Unusual Vegetable Plants



Describing Chicory one might liken it to a cross between a lettuce and a cabbage. It is used in salads, but it has thicker leaves than a normal lettuce, can be slightly bitter depending how well it has been looked after and some people prefer it served as a hot vegetable after being lightly blanched in boiling water.

Basically there are two types of Chicory - forcing and non forcing.

Non forcing varieties are simply grown in a similar way to lettuce and many are very hardy for cropping nearly all year round. An attractive red variety called Raddichio is one of the more popular.
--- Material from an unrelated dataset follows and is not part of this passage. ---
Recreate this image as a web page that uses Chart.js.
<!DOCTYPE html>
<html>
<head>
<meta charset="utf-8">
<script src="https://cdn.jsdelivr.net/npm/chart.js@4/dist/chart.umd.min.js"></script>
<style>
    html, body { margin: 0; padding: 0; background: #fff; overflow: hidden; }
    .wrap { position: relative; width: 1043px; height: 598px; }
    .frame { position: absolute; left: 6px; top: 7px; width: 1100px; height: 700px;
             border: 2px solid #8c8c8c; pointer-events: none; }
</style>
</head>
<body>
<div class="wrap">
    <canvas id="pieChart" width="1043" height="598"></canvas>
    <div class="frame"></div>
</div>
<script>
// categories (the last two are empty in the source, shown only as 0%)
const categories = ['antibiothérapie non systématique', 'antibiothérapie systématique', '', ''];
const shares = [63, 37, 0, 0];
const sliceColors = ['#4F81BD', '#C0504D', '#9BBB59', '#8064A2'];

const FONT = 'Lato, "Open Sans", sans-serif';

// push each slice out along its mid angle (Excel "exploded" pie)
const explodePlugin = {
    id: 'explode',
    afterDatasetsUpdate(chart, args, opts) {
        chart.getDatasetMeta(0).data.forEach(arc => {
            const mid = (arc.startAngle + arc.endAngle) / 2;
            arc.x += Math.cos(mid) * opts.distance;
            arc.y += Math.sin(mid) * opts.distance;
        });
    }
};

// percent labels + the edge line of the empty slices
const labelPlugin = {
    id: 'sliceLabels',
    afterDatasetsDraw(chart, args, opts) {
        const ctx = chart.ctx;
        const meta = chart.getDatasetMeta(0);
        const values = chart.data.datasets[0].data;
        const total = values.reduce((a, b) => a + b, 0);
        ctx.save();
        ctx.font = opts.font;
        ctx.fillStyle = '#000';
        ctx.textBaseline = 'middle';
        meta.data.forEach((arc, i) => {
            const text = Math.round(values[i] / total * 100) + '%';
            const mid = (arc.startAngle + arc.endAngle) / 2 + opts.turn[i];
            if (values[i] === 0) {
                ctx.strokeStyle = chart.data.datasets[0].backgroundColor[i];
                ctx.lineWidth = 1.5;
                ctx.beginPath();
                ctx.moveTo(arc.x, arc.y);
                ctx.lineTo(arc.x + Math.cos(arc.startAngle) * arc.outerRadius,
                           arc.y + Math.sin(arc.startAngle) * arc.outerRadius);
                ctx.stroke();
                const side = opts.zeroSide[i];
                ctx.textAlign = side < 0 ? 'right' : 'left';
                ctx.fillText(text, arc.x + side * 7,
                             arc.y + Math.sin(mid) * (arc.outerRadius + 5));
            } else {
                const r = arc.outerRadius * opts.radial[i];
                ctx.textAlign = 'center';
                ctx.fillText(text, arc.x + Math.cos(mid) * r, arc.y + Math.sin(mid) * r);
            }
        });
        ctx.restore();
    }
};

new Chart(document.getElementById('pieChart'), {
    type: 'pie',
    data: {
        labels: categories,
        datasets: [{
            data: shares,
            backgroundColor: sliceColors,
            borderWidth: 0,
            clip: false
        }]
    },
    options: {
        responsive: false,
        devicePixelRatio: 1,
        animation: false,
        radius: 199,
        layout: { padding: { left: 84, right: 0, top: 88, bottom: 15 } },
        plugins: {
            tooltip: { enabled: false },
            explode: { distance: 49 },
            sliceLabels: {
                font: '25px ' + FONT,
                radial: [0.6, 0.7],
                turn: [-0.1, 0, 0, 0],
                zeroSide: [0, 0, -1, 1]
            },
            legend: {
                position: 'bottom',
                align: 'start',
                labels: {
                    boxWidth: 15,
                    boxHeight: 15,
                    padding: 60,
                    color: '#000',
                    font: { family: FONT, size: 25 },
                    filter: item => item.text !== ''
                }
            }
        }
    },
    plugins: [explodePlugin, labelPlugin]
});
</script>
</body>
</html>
The traditional Witloof variety is for forcing and produces a tight, white cone of leaves that grown properly are not bitter. Forcing Chicory is a means of producing tasty leaves in the coldest depths of Winter when little else is growing. The process starts in the Spring by sowing seed as with any other vegetable and growing them on until late autumn. When the tops are well developed they can be cut off, down to about 1 or 2 inches above the thick base. Then the roots are dug up and stored frost-free and in a dryish state as you might store a Dahlia tuber until they are wanted for forcing. (Plants may need a little Autumn protection from the cold to get them up to size if there are early frosts.)
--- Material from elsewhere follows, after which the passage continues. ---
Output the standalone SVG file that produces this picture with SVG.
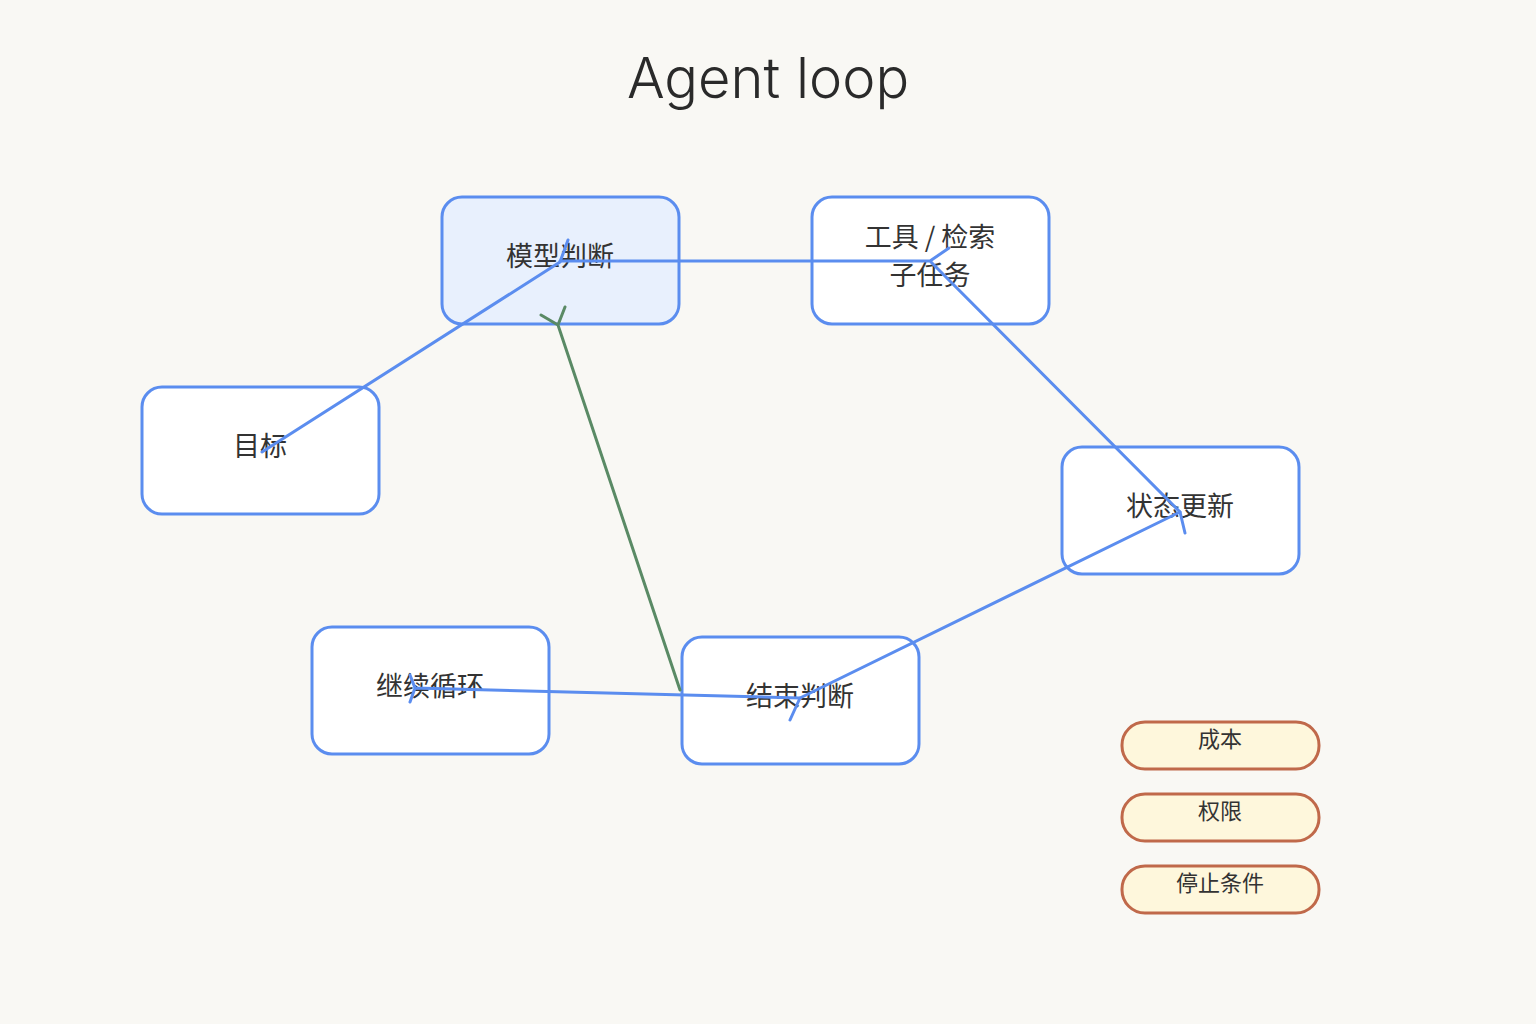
<svg xmlns="http://www.w3.org/2000/svg" width="1536" height="1024" viewBox="0 0 1536 1024">
<style>
.n{fill:#fff;stroke:#5b8def;stroke-width:3}
.t{font-family:"Noto Sans CJK SC","Liberation Sans",sans-serif;font-size:27px;fill:#333;text-anchor:middle}
.p{fill:#fef7dc;stroke:#c0694a;stroke-width:3}
.pt{font-family:"Noto Sans CJK SC","Liberation Sans",sans-serif;font-size:22px;fill:#333;text-anchor:middle}
.c{fill:none;stroke:#5b8def;stroke-width:3;stroke-linecap:round}
.g{fill:none;stroke:#5a8a65;stroke-width:3;stroke-linecap:round}
</style>
<rect width="1536" height="1024" fill="#f9f8f4"/>
<text x="768" y="98" font-family="Inter,'Liberation Sans',sans-serif" font-weight="300" font-size="56" fill="#2a2a2a" text-anchor="middle">Agent loop</text>
<g id="n-model"><rect class="n" x="442" y="197" width="237" height="127" rx="20" style="fill:#e8f0fd"/><text class="t" x="560" y="266">模型判断</text></g>
<g id="n-tool"><rect class="n" x="812" y="197" width="237" height="127" rx="20"/><text class="t" x="930" y="247">工具 / 检索</text><text class="t" x="930" y="285">子任务</text></g>
<g id="n-goal"><rect class="n" x="142" y="387" width="237" height="127" rx="20"/><text class="t" x="260" y="456">目标</text></g>
<g id="n-state"><rect class="n" x="1062" y="447" width="237" height="127" rx="20"/><text class="t" x="1180" y="516">状态更新</text></g>
<g id="n-cont"><rect class="n" x="312" y="627" width="237" height="127" rx="20"/><text class="t" x="430" y="696">继续循环</text></g>
<g id="n-end"><rect class="n" x="682" y="637" width="237" height="127" rx="20"/><text class="t" x="800" y="706">结束判断</text></g>
<g id="n-cost"><rect class="p" x="1122" y="722" width="197" height="47" rx="23"/><text class="pt" x="1220" y="747">成本</text></g>
<g id="n-perm"><rect class="p" x="1122" y="794" width="197" height="47" rx="23"/><text class="pt" x="1220" y="819">权限</text></g>
<g id="n-stop"><rect class="p" x="1122" y="866" width="197" height="47" rx="23"/><text class="pt" x="1220" y="891">停止条件</text></g>
<g id="connectors">
<path class="c" d="M262 452 L560 262 L568 240"/>
<path class="c" d="M560 261 L930 261 L949 248 M930 261 L1180 512 L1185 533"/>
<path class="c" d="M1180 512 L800 698 L790 720"/>
<path class="c" d="M800 698 L415 688 L410 675 M415 688 L410 702"/>
<path class="g" d="M680 690 L558 325 L541 315 M558 325 L565 307"/>
</g>
</svg>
To force the plants they need to be re-planted with 3-5 roots potted in shallow compost in the bottom of a large pot with the top of the pot covered over with another upturned pot to keep out the light. This process of “Blanching,” the plants by keeping out the light is similar to the that done to “Force,” early Rhubarb and used to be done with Celery to prevent that from being bitter as well before new strains were developed. The growing Chicory plants must be kept frost-free over their winter growing and harvesting period with suitable places for them to grow being a garage, cellar, or under the staging in a greenhouse. Over a few weeks the cut roots will produce new conical top growth, or “Chicons,” that can be harvested when they are about 6 inches high. If a clean cut is made you might get secondary smaller “Chicons,” but if not the plant may rot. “Chicons,” should be used a.s.a.p. after cutting as their quality will deteriorate rapidly and if left in the light they will go bitter, so they should be stored in a black plastic bag in the fridge. Chicons can also be quickly boiled in salted water, or “blanched,” and served hot with a light sauce.